Exercise description: Will you repeat only the lines from the one with "Output the Python" through the one with "co2 = [97, 4.5, 184, 5]", both included, leaving every picture out?

::::::::::

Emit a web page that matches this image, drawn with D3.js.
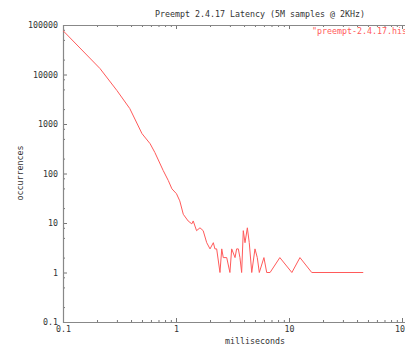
<!DOCTYPE html>
<html>
<head>
<meta charset="utf-8">
<script src="https://cdn.jsdelivr.net/npm/d3@7"></script>
<style>
  body { margin: 0; background: #fff; }
  svg { display: block; }
  text { font-family: "DejaVu Sans Mono", monospace; font-size: 8.3px; fill: #333; }
</style>
</head>
<body>
<svg id="chart" width="405" height="345"></svg>
<script>
// latency histogram (ms, occurrences)
var latencyMs = [0.1, 0.2125, 0.3, 0.39, 0.5, 0.59, 0.65, 0.77, 0.855, 0.92, 1.01, 1.08, 1.16, 1.28, 1.38, 1.42,
    1.52, 1.63, 1.74, 1.87, 2.0, 2.14, 2.21, 2.29, 2.45, 2.54, 2.62, 2.81, 3.0, 3.11, 3.33, 3.44, 3.56, 3.68,
    3.81, 3.94, 4.08, 4.28, 4.45, 4.68, 5.0, 5.24, 5.46, 6.0, 6.35, 6.8, 8.3, 10.6, 12.5, 15.9, 45.4];
var occurrences = [77000, 13200, 4750, 2050, 640, 400, 266, 115, 72, 49, 39, 28, 15, 11, 9.6, 11,
    7, 8, 7, 4, 3, 4, 3, 3, 1, 3, 2, 2, 1, 3, 2, 3, 3, 2,
    1, 7, 4, 8, 4, 1, 3, 2, 1, 2, 1, 1, 2, 1, 2, 1, 1];

var xMajor = [0.1, 1, 10, 100];
var xMinorSteps = [2, 3, 4, 5, 6, 7, 8, 9];
var yMajor = [0.1, 1, 10, 100, 1000, 10000, 100000];
var yMinorSteps = [2, 5, 8];

var title = "Preempt 2.4.17 Latency (5M samples @ 2KHz)";
var seriesName = "\"preempt-2.4.17.hist\"";

var svg = d3.select("#chart");
var W = 405, H = 345;
var padLeft = 63, padTop = 25, padBottom = 322;

var x = d3.scaleLog().domain([0.1, 100]).range([padLeft, 402]);
var y = d3.scaleLog().domain([0.1, 100000]).range([padBottom, padTop]);

function minors(majors, steps) {
    var out = [];
    majors.slice(0, -1).forEach(function (m) {
        steps.forEach(function (s) { out.push(m * s); });
    });
    return out;
}
var xMinor = minors(xMajor, xMinorSteps);
var yMinor = minors(yMajor, yMinorSteps);

var fmt = function (d) { return String(+d.toPrecision(6)); };

// ticks (inward, gnuplot style), bottom and mirrored on top
function addX(yPos, vals, size, labels) {
    var ax = (yPos === padBottom ? d3.axisBottom(x) : d3.axisTop(x))
        .tickValues(vals).tickSize(-size).tickPadding(4)
        .tickFormat(labels ? fmt : "");
    var g = svg.append("g").attr("transform", "translate(0," + yPos + ")").call(ax);
    g.select(".domain").remove();
    g.selectAll("line").attr("stroke", "#777");
    return g;
}
addX(padBottom, xMinor, 2, false);
addX(padBottom, xMajor, 4, true);
addX(padTop, xMinor, 2, false);
addX(padTop, xMajor, 4, false);

var yAx = svg.append("g").attr("transform", "translate(" + padLeft + ",0)");
yAx.append("g").call(d3.axisLeft(y).tickValues(yMinor).tickSize(-2).tickFormat(""));
yAx.append("g").call(d3.axisLeft(y).tickValues(yMajor).tickSize(-4).tickPadding(5).tickFormat(fmt));
yAx.selectAll(".domain").remove();
yAx.selectAll("line").attr("stroke", "#777");

svg.selectAll(".tick text").attr("fill", "#333").style("font-family", "DejaVu Sans Mono, monospace").style("font-size", "8.3px");

// border (right side falls outside the picture)
svg.append("path")
    .attr("d", "M" + W + "," + (padTop + 0.5) + "H" + (padLeft + 0.5) + "V" + (padBottom + 0.5) + "H" + W)
    .attr("fill", "none").attr("stroke", "#888").attr("stroke-width", 1.2);

svg.append("clipPath").attr("id", "plotclip")
    .append("rect").attr("x", padLeft).attr("y", padTop).attr("width", W - padLeft).attr("height", padBottom - padTop);

var pts = latencyMs.map(function (m, i) { return [m, occurrences[i]]; });
var line = d3.line().x(function (d) { return x(d[0]); }).y(function (d) { return y(d[1]); });

svg.append("path").datum(pts)
    .attr("clip-path", "url(#plotclip)")
    .attr("d", line)
    .attr("fill", "none")
    .attr("stroke", "#ff5a5a")
    .attr("stroke-width", 1);

svg.append("text").attr("x", 260).attr("y", 17).attr("text-anchor", "middle").text(title);
svg.append("text").attr("x", 312).attr("y", 34).style("fill", "#ff5a5a").text(seriesName);
svg.append("text").attr("x", 255).attr("y", 344).attr("text-anchor", "middle").text("milliseconds");
svg.append("text").attr("transform", "translate(23,173) rotate(-90)").attr("text-anchor", "middle").text("occurrences");
</script>
</body>
</html>
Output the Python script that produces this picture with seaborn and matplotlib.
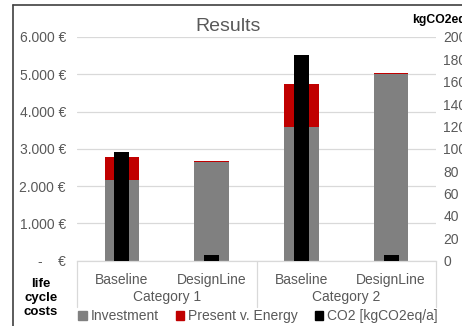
import pandas as pd
import matplotlib
matplotlib.use("Agg")
import matplotlib.pyplot as plt
import matplotlib.transforms as mtransforms
from matplotlib.lines import Line2D
from matplotlib.patches import Patch
import seaborn as sns

# Data
categories = ["Category 1", "Category 1", "Category 2", "Category 2"]
variants = ["Baseline", "DesignLine", "Baseline", "DesignLine"]
investment = [2160, 2650, 3575, 5000]
energy = [625, 30, 1150, 25]
co2 = [97, 4.5, 184, 5]

cost_ticks = [0, 1000, 2000, 3000, 4000, 5000, 6000]
cost_labels = ["-    €", "1.000 €", "2.000 €", "3.000 €", "4.000 €", "5.000 €", "6.000 €"]
co2_ticks = [0, 20, 40, 60, 80, 100, 120, 140, 160, 180, 200]

df = pd.DataFrame({
    "key": [f"{c}|{v}" for c, v in zip(categories, variants)],
    "variant": variants,
    "category": categories,
    "investment": investment,
    "energy": energy,
    "co2": co2,
})
df["total"] = df["investment"] + df["energy"]
order = list(df["key"])

sns.set_theme(style="white")
plt.rcParams["font.family"] = ["Liberation Sans", "DejaVu Sans"]

GREY = "#808080"
RED = "#c00000"
TXT = "#595959"
GRID = "#d9d9d9"

fig = plt.figure(figsize=(4.62, 3.26), dpi=100)
W, H = 462, 326
left, right, top, bottom = 77, 436, 37, 260.5
ax = fig.add_axes([left / W, 1 - bottom / H, (right - left) / W, (bottom - top) / H])

# stacked bars: total in red underneath, investment in grey on top
sns.barplot(data=df, x="key", y="total", order=order, color=RED, saturation=1,
            width=0.383, linewidth=0, ax=ax)
sns.barplot(data=df, x="key", y="investment", order=order, color=GREY, saturation=1,
            width=0.383, linewidth=0, ax=ax)

ax.set_ylim(0, 6000)
ax.set_xlim(-0.5, 3.5)
ax.set_yticks(cost_ticks)
ax.set_yticklabels(cost_labels)
ax.yaxis.grid(True, color=GRID, linewidth=0.9)
ax.set_axisbelow(True)
ax.set_xlabel("")
ax.set_ylabel("")
for s in ["top", "left", "right"]:
    ax.spines[s].set_visible(False)
ax.spines["bottom"].set_color(GRID)
ax.spines["bottom"].set_linewidth(0.9)
ax.tick_params(axis="y", length=0, pad=8, labelsize=10, labelcolor=TXT)
ax.set_xticks(range(len(order)))
ax.set_xticklabels(variants)
ax.tick_params(axis="x", length=0, pad=9, labelsize=10, labelcolor=TXT)

# CO2 on secondary axis
ax2 = ax.twinx()
sns.barplot(data=df, x="key", y="co2", order=order, color="black", saturation=1,
            width=0.165, linewidth=0, ax=ax2)
ax2.set_ylim(0, 200)
ax2.set_xlim(-0.5, 3.5)
ax2.set_yticks(co2_ticks)
ax2.set_ylabel("")
ax2.set_xlabel("")
for s in ["top", "left", "right", "bottom"]:
    ax2.spines[s].set_visible(False)
ax2.tick_params(axis="y", length=0, pad=5.2, labelsize=10, labelcolor=TXT)
ax2.grid(False)

# multi-level category axis
trans = mtransforms.blended_transform_factory(ax.transData, ax.transAxes)
sep_bottom = (bottom - 307) / (bottom - top)
for xs in [-0.5, 1.5, 3.5]:
    ax.plot([xs, xs], [0, sep_bottom], transform=trans, color=GRID, lw=0.9,
            clip_on=False)
cat_y = (bottom - 297.5) / (bottom - top)
for i, cat in enumerate(["Category 1", "Category 2"]):
    ax.text(2 * i + 0.5, cat_y, cat, transform=trans, ha="center", va="center",
            fontsize=10, color=TXT)

# titles and side labels
fig.text(228 / W, 1 - 31 / H, "Results", ha="center", va="baseline",
         fontsize=14, color=TXT)
fig.text(412 / W, 1 - 20 / H, "kgCO2eq/a", ha="left", va="center",
         fontsize=8.8, fontweight="bold", color="black")
fig.text(41 / W, 1 - 298 / H, "life\ncycle\ncosts", ha="center", va="center",
         fontsize=9.5, fontweight="bold", color="black", linespacing=1.25)

# legend
handles = [Patch(color=GREY), Patch(color=RED), Patch(color="black")]
leg = fig.legend(handles, ["Investment", "Present v. Energy", "CO2 [kgCO2eq/a]"],
                 loc="center", bbox_to_anchor=(258 / W, 1 - 316 / H), ncol=3,
                 frameon=False, fontsize=10, handlelength=0.6, handleheight=0.6,
                 handletextpad=0.3, columnspacing=1.2, borderpad=0)
for t in leg.get_texts():
    t.set_color(TXT)

# outer chart frame (left and top edges)
fig.add_artist(Line2D([13 / W, 13 / W], [0, 1 - 5 / H], transform=fig.transFigure,
                      color="#404040", lw=1.2))
fig.add_artist(Line2D([13 / W, 1], [1 - 5 / H, 1 - 5 / H], transform=fig.transFigure,
                      color="#404040", lw=1.2))

fig.savefig("out.png", dpi=100)
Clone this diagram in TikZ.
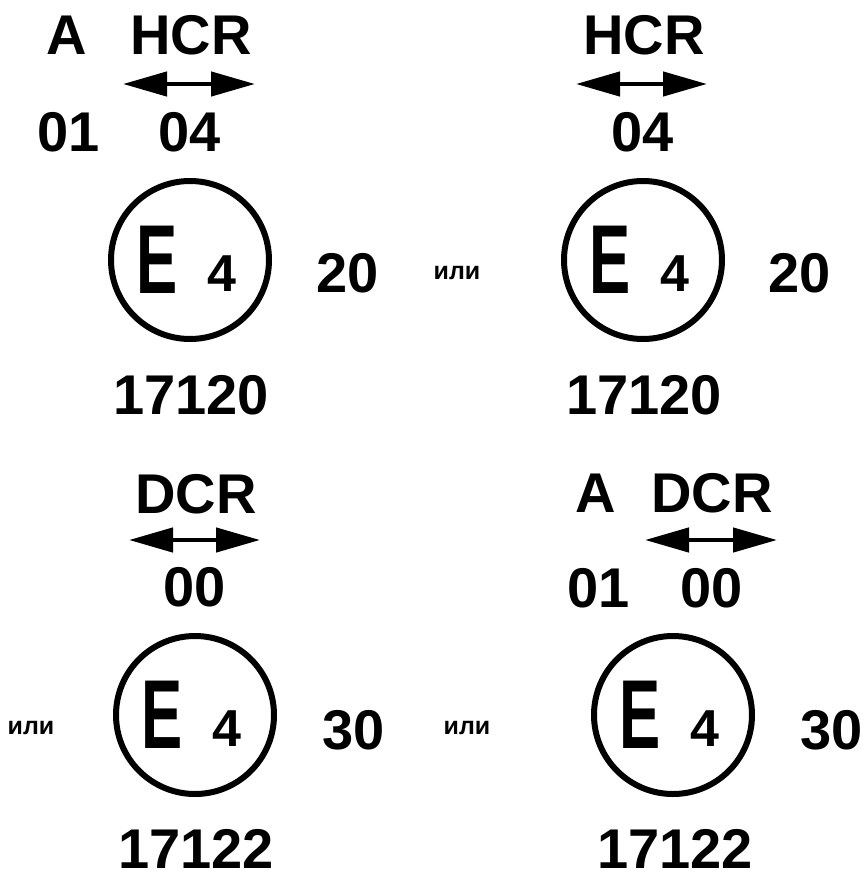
\documentclass[tikz,border=0pt]{standalone}
\usepackage{fontspec}
\setmainfont{Liberation Sans}
\usepackage{graphicx}
\usetikzlibrary{positioning, calc, arrows.meta}

\begin{document}
\begin{tikzpicture}[x=1pt, y=-1pt,
        lbl/.style={inner sep=0pt, font=\fontsize{56}{60}\selectfont\bfseries},
        ili/.style={inner sep=0pt, font=\fontsize{25}{28}\selectfont\bfseries},
        emark/.style={inner sep=0pt, font=\fontsize{98}{100}\selectfont\bfseries},
        cnum/.style={inner sep=0pt, font=\fontsize{52}{56}\selectfont\bfseries},
        ring/.style={line width=6pt},
        dirarrow/.style={line width=4.5pt,
            {Triangle[length=44pt,width=24pt]}-{Triangle[length=44pt,width=24pt]}}]
        % the page
        \useasboundingbox (0,0) rectangle (866,879);

        % centres of the four marks
        \coordinate (C1) at (190,260);
        \coordinate (C2) at (643,260);
        \coordinate (C3) at (195,715);
        \coordinate (C4) at (673,715);

        % top left: A HCR 01 04
        \node[lbl] (a1)   at (67,35)  {A};
        \node[lbl] (hcr1) at (191,35) {HCR};
        \coordinate (hl1) at (123,84);
        \coordinate (hr1) at (255,84);
        \draw[dirarrow] (hl1) -- (hr1);
        \node[lbl] (n01a) at (69,132)  {01};
        \node[lbl] (n04a) at (190,132) {04};
        \draw[ring] (C1) circle (79);
        \node[emark] (e1) at ($ (C1)+(-33,0) $) {\scalebox{0.63}[1]{E}};
        \node[cnum]  (f1) at ($ (C1)+(32,14) $) {4};
        \node[lbl] (s1) at (348,273) {20};
        \node[lbl] (num1) at (191,395) {17120};

        % top right: HCR 04
        \node[ili] (or1) at (457,273) {или};
        \node[lbl] (hcr2) at (644,35) {HCR};
        \coordinate (hl2) at (576,84);
        \coordinate (hr2) at (707,84);
        \draw[dirarrow] (hl2) -- (hr2);
        \node[lbl] (n04b) at (643,132) {04};
        \draw[ring] (C2) circle (79);
        \node[emark] (e2) at ($ (C2)+(-33,0) $) {\scalebox{0.63}[1]{E}};
        \node[cnum]  (f2) at ($ (C2)+(32,14) $) {4};
        \node[lbl] (s2) at (800,273) {20};
        \node[lbl] (num2) at (644,395) {17120};

        % bottom left: DCR 00
        \node[ili] (or2) at (31,728) {или};
        \node[lbl] (dcr1) at (196,494) {DCR};
        \coordinate (dl1) at (129,540);
        \coordinate (dr1) at (260,540);
        \draw[dirarrow] (dl1) -- (dr1);
        \node[lbl] (n00a) at (195,587) {00};
        \draw[ring] (C3) circle (79);
        \node[emark] (e3) at ($ (C3)+(-33,0) $) {\scalebox{0.63}[1]{E}};
        \node[cnum]  (f3) at ($ (C3)+(32,14) $) {4};
        \node[lbl] (s3) at (354,730) {30};
        \node[lbl] (num3) at (196,849) {17122};

        % bottom right: A DCR 01 00
        \node[ili] (or3) at (467,728) {или};
        \node[lbl] (a2)   at (596,493) {A};
        \node[lbl] (dcr2) at (712,493) {DCR};
        \coordinate (dl2) at (645,540);
        \coordinate (dr2) at (777,540);
        \draw[dirarrow] (dl2) -- (dr2);
        \node[lbl] (n01b) at (599,588) {01};
        \node[lbl] (n00b) at (712,588) {00};
        \draw[ring] (C4) circle (79);
        \node[emark] (e4) at ($ (C4)+(-33,0) $) {\scalebox{0.63}[1]{E}};
        \node[cnum]  (f4) at ($ (C4)+(32,14) $) {4};
        \node[lbl] (s4) at (832,730) {30};
        \node[lbl] (num4) at (675,849) {17122};
    \end{tikzpicture}
\end{document}
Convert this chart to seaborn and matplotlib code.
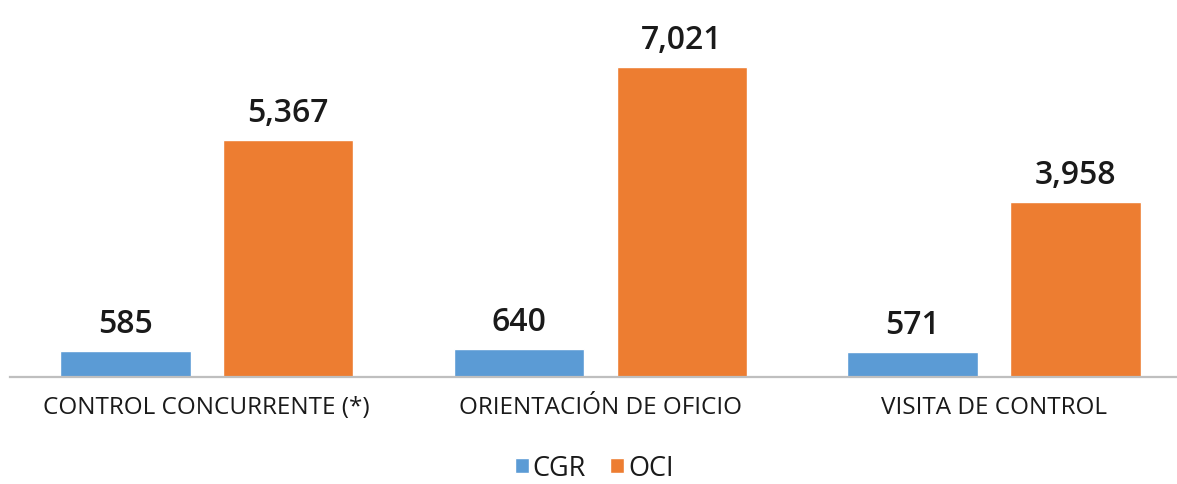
import matplotlib
matplotlib.use("Agg")
import matplotlib.pyplot as plt
import seaborn as sns
import pandas as pd

# datos
categorias = ["CONTROL CONCURRENTE (*)", "ORIENTACIÓN DE OFICIO", "VISITA DE CONTROL"]
series = ["CGR", "OCI"]
cgr = [585, 640, 571]
oci = [5367, 7021, 3958]
colores = ["#5B9BD5", "#ED7D31"]

df = pd.DataFrame({
    "categoria": categorias * 2,
    "serie": ["CGR"] * 3 + ["OCI"] * 3,
    "valor": cgr + oci,
})

sns.set_style("white")
plt.rcParams["font.family"] = ["Open Sans", "DejaVu Sans"]

fig = plt.figure(figsize=(11.77, 4.85), dpi=100)
ax = fig.add_axes([10 / 1177, 107 / 485, 1167 / 1177, 378 / 485])

sns.barplot(data=df, x="categoria", y="valor", hue="serie", palette=colores,
            saturation=1, width=0.828, gap=0.2, ax=ax, legend=True)

# etiquetas de valor sobre cada barra
for cont in ax.containers:
    ax.bar_label(cont, labels=[f"{v:,.0f}" for v in cont.datavalues],
                 padding=8, fontsize=23, fontweight="semibold", color="#1a1a1a")

ax.set_xlim(-0.5, 2.465)
ax.set_ylim(0, 8562)
ax.set_xlabel("")
ax.set_ylabel("")
ax.set_yticks([])
ax.tick_params(axis="x", length=0, pad=13, labelsize=17.5, labelcolor="#1a1a1a")
for s in ["top", "right", "left"]:
    ax.spines[s].set_visible(False)
ax.spines["bottom"].set_color("#BFBFBF")
ax.spines["bottom"].set_linewidth(1.6)

handles, labels = ax.get_legend_handles_labels()
ax.get_legend().remove()
fig.legend(handles, labels, loc="center", bbox_to_anchor=(0.505, 16 / 485), ncol=2,
           frameon=False, fontsize=19.5, handlelength=0.5, handleheight=0.5,
           handletextpad=0.15, columnspacing=0.9, labelcolor="#1a1a1a")

fig.savefig("out.png", dpi=100)
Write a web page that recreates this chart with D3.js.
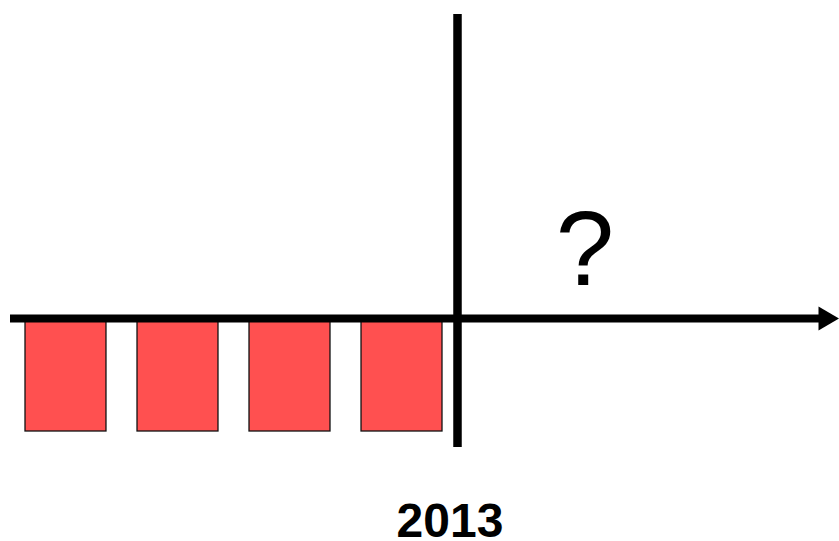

::::::::::

Result of the exercise:
Output the Python script that produces this picture with seaborn and matplotlib.
import pandas as pd
import matplotlib
matplotlib.use("Agg")
import matplotlib.pyplot as plt
import matplotlib.transforms as mtransforms
from matplotlib.lines import Line2D
from matplotlib.patches import Patch
import seaborn as sns

# Data
categories = ["Category 1", "Category 1", "Category 2", "Category 2"]
variants = ["Baseline", "DesignLine", "Baseline", "DesignLine"]
investment = [2160, 2650, 3575, 5000]
energy = [625, 30, 1150, 25]
co2 = [97, 4.5, 184, 5]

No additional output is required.